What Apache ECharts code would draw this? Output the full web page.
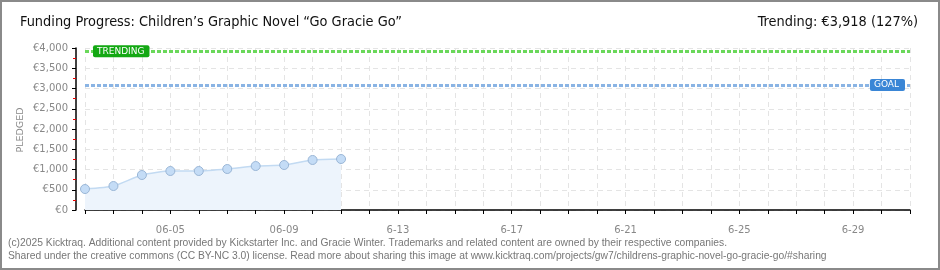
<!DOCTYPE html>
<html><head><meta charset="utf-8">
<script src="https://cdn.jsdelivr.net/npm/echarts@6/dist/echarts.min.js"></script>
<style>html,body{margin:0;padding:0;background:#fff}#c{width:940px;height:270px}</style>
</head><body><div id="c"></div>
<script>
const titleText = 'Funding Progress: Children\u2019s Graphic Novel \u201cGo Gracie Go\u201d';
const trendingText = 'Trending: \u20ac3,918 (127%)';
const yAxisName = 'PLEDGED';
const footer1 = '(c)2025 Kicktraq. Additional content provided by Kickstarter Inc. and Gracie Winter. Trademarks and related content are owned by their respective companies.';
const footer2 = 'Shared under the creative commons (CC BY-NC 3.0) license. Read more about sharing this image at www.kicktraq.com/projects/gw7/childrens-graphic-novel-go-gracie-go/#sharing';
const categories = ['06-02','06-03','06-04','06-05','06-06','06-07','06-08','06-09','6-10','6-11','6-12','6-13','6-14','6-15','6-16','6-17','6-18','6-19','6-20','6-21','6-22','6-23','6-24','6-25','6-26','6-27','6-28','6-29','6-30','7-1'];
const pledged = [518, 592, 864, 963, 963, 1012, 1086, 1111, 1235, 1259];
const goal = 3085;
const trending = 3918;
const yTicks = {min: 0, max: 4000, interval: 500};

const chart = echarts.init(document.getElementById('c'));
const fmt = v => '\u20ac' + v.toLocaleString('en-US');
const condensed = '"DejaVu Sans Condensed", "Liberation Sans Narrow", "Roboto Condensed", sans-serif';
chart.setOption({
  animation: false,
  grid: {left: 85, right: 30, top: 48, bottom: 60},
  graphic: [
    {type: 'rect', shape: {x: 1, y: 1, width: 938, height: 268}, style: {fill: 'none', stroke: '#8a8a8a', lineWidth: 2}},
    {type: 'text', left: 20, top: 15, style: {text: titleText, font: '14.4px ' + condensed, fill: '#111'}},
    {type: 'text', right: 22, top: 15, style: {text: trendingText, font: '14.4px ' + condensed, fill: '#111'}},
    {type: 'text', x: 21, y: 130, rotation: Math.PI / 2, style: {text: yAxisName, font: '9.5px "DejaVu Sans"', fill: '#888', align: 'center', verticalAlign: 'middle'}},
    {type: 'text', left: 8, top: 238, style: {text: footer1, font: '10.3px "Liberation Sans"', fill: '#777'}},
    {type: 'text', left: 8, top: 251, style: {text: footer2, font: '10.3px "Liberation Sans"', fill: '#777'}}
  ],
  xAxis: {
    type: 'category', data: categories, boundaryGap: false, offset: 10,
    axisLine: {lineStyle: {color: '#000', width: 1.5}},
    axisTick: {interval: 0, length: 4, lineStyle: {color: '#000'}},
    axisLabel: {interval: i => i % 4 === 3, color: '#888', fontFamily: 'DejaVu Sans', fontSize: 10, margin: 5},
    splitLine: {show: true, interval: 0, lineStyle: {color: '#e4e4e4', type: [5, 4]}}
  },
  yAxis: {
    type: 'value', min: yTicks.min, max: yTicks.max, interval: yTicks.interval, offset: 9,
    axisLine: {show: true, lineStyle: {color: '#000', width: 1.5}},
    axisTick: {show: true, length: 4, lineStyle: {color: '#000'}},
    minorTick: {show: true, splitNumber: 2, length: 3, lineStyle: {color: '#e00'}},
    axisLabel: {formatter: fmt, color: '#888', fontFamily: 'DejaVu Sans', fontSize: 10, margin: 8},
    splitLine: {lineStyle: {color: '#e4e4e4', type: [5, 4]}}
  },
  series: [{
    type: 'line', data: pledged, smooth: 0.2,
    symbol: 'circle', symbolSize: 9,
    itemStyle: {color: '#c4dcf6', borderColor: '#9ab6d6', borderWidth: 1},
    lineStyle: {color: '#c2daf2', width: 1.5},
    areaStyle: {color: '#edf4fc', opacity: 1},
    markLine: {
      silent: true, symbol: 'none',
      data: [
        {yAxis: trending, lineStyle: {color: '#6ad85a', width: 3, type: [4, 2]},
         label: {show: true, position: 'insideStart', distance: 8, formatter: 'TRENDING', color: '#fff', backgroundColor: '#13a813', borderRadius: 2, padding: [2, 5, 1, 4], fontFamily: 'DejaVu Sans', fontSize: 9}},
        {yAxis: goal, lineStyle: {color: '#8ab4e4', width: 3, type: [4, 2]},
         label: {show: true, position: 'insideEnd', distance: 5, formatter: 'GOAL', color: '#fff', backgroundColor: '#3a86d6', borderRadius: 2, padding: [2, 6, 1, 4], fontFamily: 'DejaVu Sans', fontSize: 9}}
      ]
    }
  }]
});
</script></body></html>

**THE EXERCISE**
Return to the listing above and set it down exactly, leaving out its pictures.

**RESULT**
What Apache ECharts code would draw this? Output the full web page.
<!DOCTYPE html>
<html><head><meta charset="utf-8">
<script src="https://cdn.jsdelivr.net/npm/echarts@6/dist/echarts.min.js"></script>
<style>html,body{margin:0;padding:0;background:#fff}#c{width:940px;height:270px}</style>
</head><body><div id="c"></div>
<script>
const titleText = 'Funding Progress: Children\u2019s Graphic Novel \u201cGo Gracie Go\u201d';
const trendingText = 'Trending: \u20ac3,918 (127%)';
const yAxisName = 'PLEDGED';
const footer1 = '(c)2025 Kicktraq. Additional content provided by Kickstarter Inc. and Gracie Winter. Trademarks and related content are owned by their respective companies.';
const footer2 = 'Shared under the creative commons (CC BY-NC 3.0) license. Read more about sharing this image at www.kicktraq.com/projects/gw7/childrens-graphic-novel-go-gracie-go/#sharing';
const categories = ['06-02','06-03','06-04','06-05','06-06','06-07','06-08','06-09','6-10','6-11','6-12','6-13','6-14','6-15','6-16','6-17','6-18','6-19','6-20','6-21','6-22','6-23','6-24','6-25','6-26','6-27','6-28','6-29','6-30','7-1'];
const pledged = [518, 592, 864, 963, 963, 1012, 1086, 1111, 1235, 1259];
const goal = 3085;
const trending = 3918;
const yTicks = {min: 0, max: 4000, interval: 500};

const chart = echarts.init(document.getElementById('c'));
const fmt = v => '\u20ac' + v.toLocaleString('en-US');
const condensed = '"DejaVu Sans Condensed", "Liberation Sans Narrow", "Roboto Condensed", sans-serif';
chart.setOption({
  animation: false,
  grid: {left: 85, right: 30, top: 48, bottom: 60},
  graphic: [
    {type: 'rect', shape: {x: 1, y: 1, width: 938, height: 268}, style: {fill: 'none', stroke: '#8a8a8a', lineWidth: 2}},
    {type: 'text', left: 20, top: 15, style: {text: titleText, font: '14.4px ' + condensed, fill: '#111'}},
    {type: 'text', right: 22, top: 15, style: {text: trendingText, font: '14.4px ' + condensed, fill: '#111'}},
    {type: 'text', x: 21, y: 130, rotation: Math.PI / 2, style: {text: yAxisName, font: '9.5px "DejaVu Sans"', fill: '#888', align: 'center', verticalAlign: 'middle'}},
    {type: 'text', left: 8, top: 238, style: {text: footer1, font: '10.3px "Liberation Sans"', fill: '#777'}},
    {type: 'text', left: 8, top: 251, style: {text: footer2, font: '10.3px "Liberation Sans"', fill: '#777'}}
  ],
  xAxis: {
    type: 'category', data: categories, boundaryGap: false, offset: 10,
    axisLine: {lineStyle: {color: '#000', width: 1.5}},
    axisTick: {interval: 0, length: 4, lineStyle: {color: '#000'}},
    axisLabel: {interval: i => i % 4 === 3, color: '#888', fontFamily: 'DejaVu Sans', fontSize: 10, margin: 5},
    splitLine: {show: true, interval: 0, lineStyle: {color: '#e4e4e4', type: [5, 4]}}
  },
  yAxis: {
    type: 'value', min: yTicks.min, max: yTicks.max, interval: yTicks.interval, offset: 9,
    axisLine: {show: true, lineStyle: {color: '#000', width: 1.5}},
    axisTick: {show: true, length: 4, lineStyle: {color: '#000'}},
    minorTick: {show: true, splitNumber: 2, length: 3, lineStyle: {color: '#e00'}},
    axisLabel: {formatter: fmt, color: '#888', fontFamily: 'DejaVu Sans', fontSize: 10, margin: 8},
    splitLine: {lineStyle: {color: '#e4e4e4', type: [5, 4]}}
  },
  series: [{
    type: 'line', data: pledged, smooth: 0.2,
    symbol: 'circle', symbolSize: 9,
    itemStyle: {color: '#c4dcf6', borderColor: '#9ab6d6', borderWidth: 1},
    lineStyle: {color: '#c2daf2', width: 1.5},
    areaStyle: {color: '#edf4fc', opacity: 1},
    markLine: {
      silent: true, symbol: 'none',
      data: [
        {yAxis: trending, lineStyle: {color: '#6ad85a', width: 3, type: [4, 2]},
         label: {show: true, position: 'insideStart', distance: 8, formatter: 'TRENDING', color: '#fff', backgroundColor: '#13a813', borderRadius: 2, padding: [2, 5, 1, 4], fontFamily: 'DejaVu Sans', fontSize: 9}},
        {yAxis: goal, lineStyle: {color: '#8ab4e4', width: 3, type: [4, 2]},
         label: {show: true, position: 'insideEnd', distance: 5, formatter: 'GOAL', color: '#fff', backgroundColor: '#3a86d6', borderRadius: 2, padding: [2, 6, 1, 4], fontFamily: 'DejaVu Sans', fontSize: 9}}
      ]
    }
  }]
});
</script></body></html>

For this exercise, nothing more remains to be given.